Trading Strategies for Volatility Tokens
♫ So… so you think you can tell
♫ Heaven from hell
♫ When to short
♫ When to long
♫ So you think you can tell…
- Pink Floyd, Wish You Were Here
If you’re a long-term investor, you can earn passive income on volatility tokens. Here’s how:
- Buy low.
- Lend to short sellers.
- Receive lending fees every day.
Short seller — a person who borrows the asset and sells it on market, hoping for a price decline.
However, this strategy requires timely execution to be profitable: you have to buy really low, so that your passive income is not outweighed by the price decline.
How low is low? Take a look at historical volatility chart (example for BTCV, Bitcoin Volatility Token). Here, we can see that values below 2.5 are pretty safe, which translates to buying BTCV below $0.025.
Besides that, you can estimate how much you can earn in lending fees. For that, let’s check lending fees for Bitcoin itself. According to bfxrates.com, they normally fluctuate between 2–7%, occasionally shooting up to 35%.
The Short Seller
What goes up must go down. If you believe that Bitcoin volatility will decrease over time, you can build a short position:
- Borrow volatility tokens from investors.
- Open a short position when the volatility is high.
- Close your position when the volatility is low.
In order to make a profitable trade, there are two things you need to care about: entry price & lending rate.
A word of warning: don’t determine the entry price by the volatility chart. Instead, use the price chart of underlying asset (which is Bitcoin if you’re trading Bitcoin Volatility Token) & time your entry to the beginning of a range after a huge move. This is always marked by the “automatic rally” from the lows (for example, check the orange arrows on the XBTUSD daily chart).
Securing a good lending rate is pretty easy — just borrow the tokens before the volatility kicks in.
The Bottom Buyer
It’s always “calm before the storm”. If you believe that Bitcoin volatility will increase soon, you can build a long position:
- Buy the bottom.
- Wait until volatility increases.
- Sell into liquidations of short sellers.
Liquidation — a forced buy order that is placed automatically by exchange when a short seller deposit is not enough to cover the losses (for shorts).
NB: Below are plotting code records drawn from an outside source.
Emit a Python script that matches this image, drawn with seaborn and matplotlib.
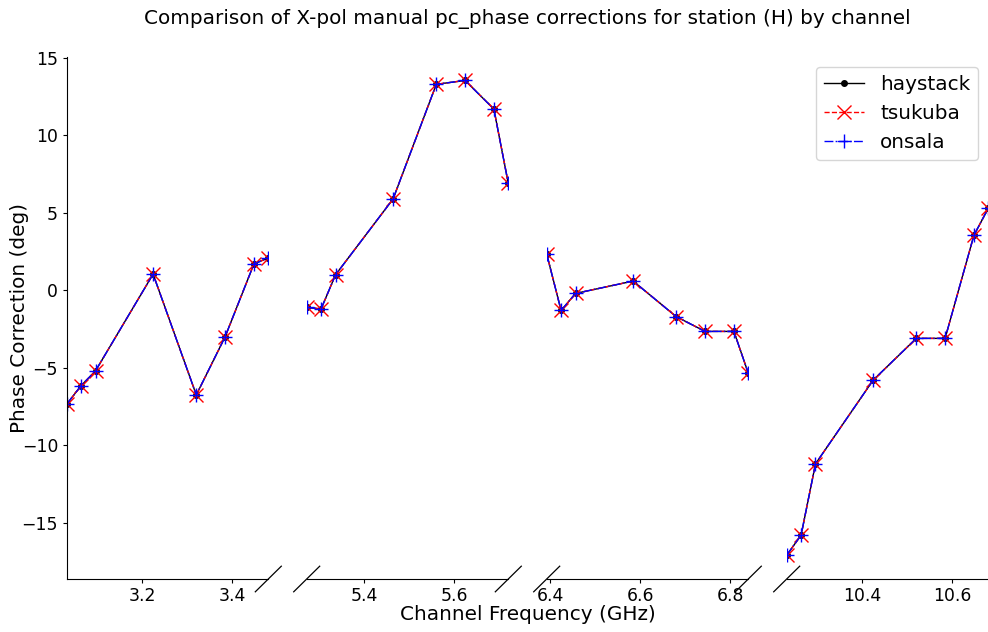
import matplotlib
matplotlib.use("Agg")
import matplotlib.pyplot as plt
import seaborn as sns
import pandas as pd
from matplotlib.lines import Line2D

# ---- data ----
band_a = [3.0324, 3.0644, 3.0964, 3.2244, 3.3204, 3.3844, 3.4484, 3.4804]
band_b = [5.2724, 5.3044, 5.3364, 5.4644, 5.5604, 5.6244, 5.6884, 5.7204]
band_c = [6.3924, 6.4244, 6.4564, 6.5844, 6.6804, 6.7444, 6.8084, 6.8404]
band_d = [10.2324, 10.2644, 10.2964, 10.4244, 10.5204, 10.5844, 10.6484, 10.6804]

haystack = [-7.35, -6.15, -5.2, 1.05, -6.75, -3.0, 1.7, 2.1,
            -1.1, -1.2, 1.0, 5.9, 13.3, 13.55, 11.7, 6.9,
            2.35, -1.3, -0.2, 0.6, -1.7, -2.65, -2.65, -5.35,
            -17.1, -15.8, -11.2, -5.8, -3.1, -3.1, 3.55, 5.3]
tsukuba = [-7.35, -6.15, -5.2, 1.05, -6.75, -3.0, 1.7, 2.1,
           -1.1, -1.2, 1.0, 5.9, 13.3, 13.55, 11.7, 6.9,
           2.35, -1.3, -0.2, 0.6, -1.7, -2.65, -2.65, -5.35,
           -17.1, -15.8, -11.2, -5.8, -3.1, -3.1, 3.55, 5.3]
onsala = [-7.35, -6.15, -5.2, 1.05, -6.75, -3.0, 1.7, 2.1,
          -1.1, -1.2, 1.0, 5.9, 13.3, 13.55, 11.7, 6.9,
          2.35, -1.3, -0.2, 0.6, -1.7, -2.65, -2.65, -5.35,
          -17.1, -15.8, -11.2, -5.8, -3.1, -3.1, 3.55, 5.3]

xticks_a = [3.2, 3.4]
xticks_b = [5.4, 5.6]
xticks_c = [6.4, 6.6, 6.8]
xticks_d = [10.4, 10.6]
yticks = [-15, -10, -5, 0, 5, 10, 15]

bands = [band_a, band_b, band_c, band_d]
band_ticks = [xticks_a, xticks_b, xticks_c, xticks_d]
freqs = band_a + band_b + band_c + band_d
df = pd.DataFrame({"freq": freqs, "haystack": haystack,
                   "tsukuba": tsukuba, "onsala": onsala})

series_styles = [
    ("haystack", dict(color="black", linestyle="-", marker=".", markersize=8,
                      markeredgecolor="black", markerfacecolor="black", markeredgewidth=1)),
    ("tsukuba", dict(color="red", linestyle="--", marker="x", markersize=10,
                     markeredgecolor="red", markeredgewidth=1)),
    ("onsala", dict(color="blue", linestyle=(0, (6.4, 1.6, 1.0, 1.6)), marker="+",
                    markersize=10, markeredgecolor="blue", markeredgewidth=1)),
]

FS = 14.4
plt.rcParams.update({
    "font.family": ["DejaVu Sans"],
    "axes.unicode_minus": True,
    "xtick.labelsize": 12.4,
    "ytick.labelsize": 12.4,
    "xtick.major.size": 3.0,
    "ytick.major.size": 3.0,
    "xtick.major.pad": 3.0,
    "ytick.major.pad": 3.2,
})

W, H = 988, 632
fig = plt.figure(figsize=(W / 100, H / 100), dpi=100)
fig.patch.set_facecolor("white")

ax_top, ax_bot = 56.7, 579.0
pw = 201.6
lefts = [66.7, 306.7, 546.7, 786.7]

axes = []
for i, (band, ticks) in enumerate(zip(bands, band_ticks)):
    rect = [lefts[i] / W, 1 - ax_bot / H, pw / W, (ax_bot - ax_top) / H]
    ax = fig.add_axes(rect, sharey=axes[0] if axes else None)
    sub = df[df["freq"].isin(band)]
    for name, st in series_styles:
        sns.lineplot(data=sub, x="freq", y=name, ax=ax, linewidth=1,
                     label=name if i == 3 else None, legend=False, **st)
    ax.set_xlim(min(band), max(band))
    ax.set_xticks(ticks)
    ax.set_xticklabels([f"{t:g}" for t in ticks])
    ax.set_xlabel("")
    ax.set_ylabel("")
    ax.spines["top"].set_visible(False)
    ax.spines["right"].set_visible(False)
    if i > 0:
        ax.spines["left"].set_visible(False)
        ax.tick_params(axis="y", left=False, labelleft=False)
    ax.set_facecolor("none")
    axes.append(ax)

axes[0].set_yticks(yticks)
axes[0].set_yticklabels([f"{t}".replace("-", "\u2212") for t in yticks])

# legend on last panel
handles, labels = axes[3].get_legend_handles_labels()
axes[3].legend(handles, labels, loc="upper right", fontsize=FS)

# break marks
def brk(cx, cy):
    dx, dy = 13, 12.8
    fig.add_artist(Line2D([(cx - dx) / W, (cx + dx) / W],
                          [1 - (cy + dy) / H, 1 - (cy - dy) / H],
                          color="black", linewidth=0.9, transform=fig.transFigure))

for i in range(4):
    if i < 3:
        brk(lefts[i] + pw, ax_bot)
    if i > 0:
        brk(lefts[i], ax_bot)

fig.text(527.5 / W, 1 - 24 / H,
         "Comparison of X-pol manual pc_phase corrections for station (H) by channel",
         ha="center", va="baseline", fontsize=FS)
fig.text(527.5 / W, 1 - 619.5 / H, "Channel Frequency (GHz)",
         ha="center", va="baseline", fontsize=FS)
fig.text(20 / W, 1 - 318 / H, "Phase Correction (deg)", rotation=90,
         ha="center", va="center", fontsize=FS)

fig.savefig("out.png", dpi=100, facecolor="white")
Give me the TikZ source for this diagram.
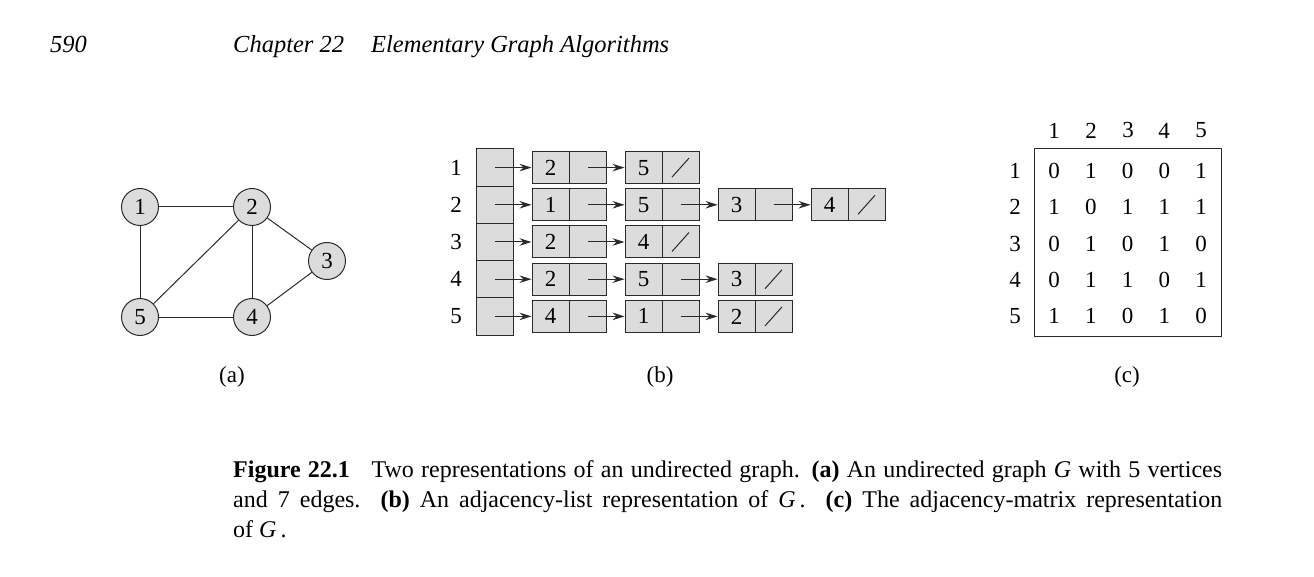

The short sellers may be underestimating the power of Bitcoin. When they build overleveraged positions, it’s time for a good old short squeeze. Take a long position before volatility increases & enjoy the smell of forced liquidations in the morning.
Pro tip: close your position at lower-than-mark price to ensure that you’ll get a fill & realize your profit.
What strategy should I choose?
- If you’re not a trader, stick with investing & earning passive income from lending Bitcoin Volatility Tokens to short sellers (see the first section of this article).
- If you’re an active & experienced trader, feel free to try your hand at picking the top of Bitcoin volatility. The payout can be immense, as volatility multiples can easily reach 20x.
- If you’re a swing trader who knows how to spot upcoming breakouts (hint: look for long price ranges with low volatility), you can buy the bottom of BTCV pretty safely. The same volatility multiples of 20x applies to long positions as well.
… and if you’re loomdart, you can just long every bottom & short every top. Please leave some liquidity for retail traders, thanks.